Le programme politique du candidat ne déborde pas de précision (pour le moment), et s’inscrit dans le droit fil de mesures social-libérales que François Hollande, d’ailleurs, entre timidité et tergiversations, a tenté de tracer. Hymne à l’Europe et au multiculturalisme, propulsion de l’écologie « comme projet de civilisation », amour de l’entrepreneuriat, foi dans les études et le travai – « je crois que la véritable promesse progressiste ne consiste pas à distribuer un revenu universel mais à permettre à chacun de vivre dignement de son travail », déclare-t-il au magazine We demain. Un cadrage idéologique en communion avec les gagnants de la mondialisation et de la transition numérique. En Marche fait ses meilleurs scores dans la génération Y et celle des baby-boomers (22% d’intentions de vote chez les moins de 35 ans ainsi que chez les + de 65 ans) : ceux qui naturellement se tournent vers l’ère nouvelle, d’une part, et ceux qui, quand ils avaient vingt ans, en ont dessiné les prémisses, d’autre part. Ses militants se recrutent chez les cadres supérieurs et les couches intermédiaires (26% d’intentions de vote contre 9% pour les ouvriers) et les hauts diplômés (29% des bac + 2 contre 17 % de ceux qui n’ont pas le bac). En vérité, le niveau éducatif et culturel opère comme la ligne de partage des eaux la plus décisive entre la « macronie » et le reste de la société.

Ne pas s’engager sur un programme précis relève d’un calcul bien compris, celui de rameuter des ouailles. Plus encore, il correspond à une autre façon de faire de la politique. Pas de parti, mais un mouvement dans lequel le lien relève plus du sentiment affinitaire et de l’espoir partagé que de l’adhésion à un catéchisme. Le candidat Macron n’use pas d’un vade mecum différent de celui des autres candidats : sillonner les villes et les campagnes, disséminer l’information grâce à une armée de community managers, le tout ponctué par des meetings remplis de militants en surchauffe. Mais par le choix des lieux où il se pose (unités productives et laboratoires high tech, bibliothèques ou fermes d’avenir de l’agriculture bio), par ses axes discursifs (la nouvelle économie, l’écologie, l’Europe) par cette manière de tenir en solo des récitals prophétiques, le leader d’En Marche exalte l’imaginaire du monde nouveau. Sa démarche, dans sa singularité, suggère qu’il est là pour renverser la table, laisse entendre qu’il connaît et maîtrisera les recettes pour réformer le pays, et que son charisme et ses liens avec la société civile seront gages d’efficacité.

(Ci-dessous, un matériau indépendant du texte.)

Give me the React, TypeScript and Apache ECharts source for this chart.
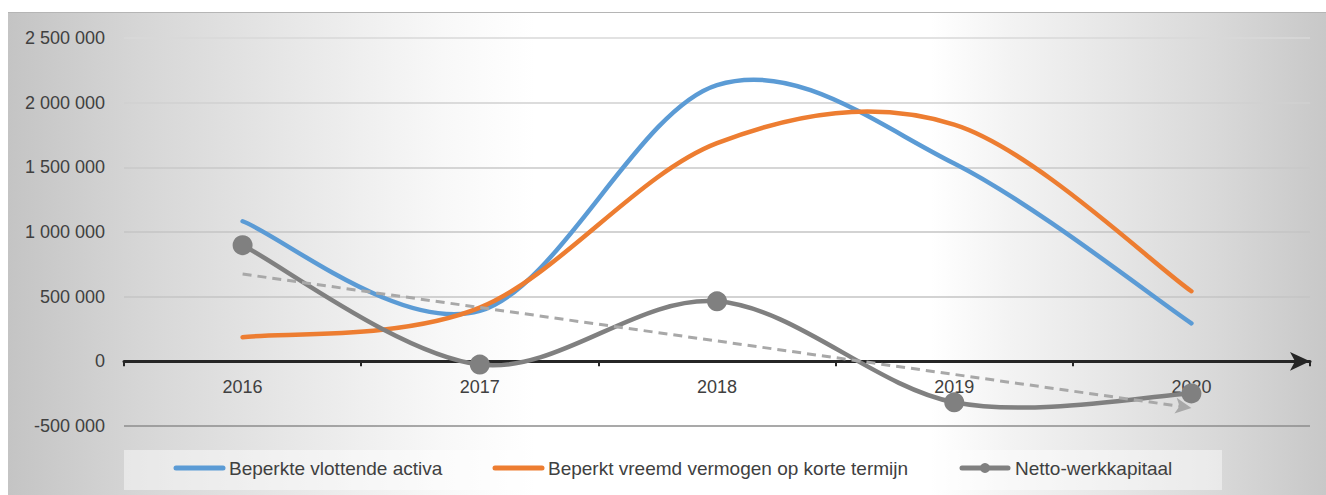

Les sondages, plutôt favorables, attestent que les stand up du créateur d’en Marche caressent d’une liturgie apaisante une société française devenue agnostique face à la politique. Ses prédications abritent un programme qui, par les bribes qui en sont dévoilées, paraît assez plan-plan, suivant la courbe d’évolutions déjà esquissées – mais jamais menées très loin, il faut l’avouer, en raisons de fortes résistances internes à la société française. Parfois, le doute s’insinue : chante-t-il le monde nouveau ou se raccroche-t-il à l’ancien ? Sera-t-il porteur de mesures pour restaurer l’état du pays dans le contexte de la transition numérique, son laser magique et ses liens dans la société suffiront-ils pour permettre l’application d’un programme qui conjugue libéralisme et innovation sociale ? En d’autres termes, pour le moment, la forme de la campagne Macron est disruptive, mais le fond ne l’est pas du tout. Et pour les électeurs désorientés par le champ de ruines dans lequel se trouvent les partis de gouvernement, voter pour le leader d’En Marche relève de l’acte de foi, et d’un pari sur un nouvel imaginaire et un nouveau mouvement politique.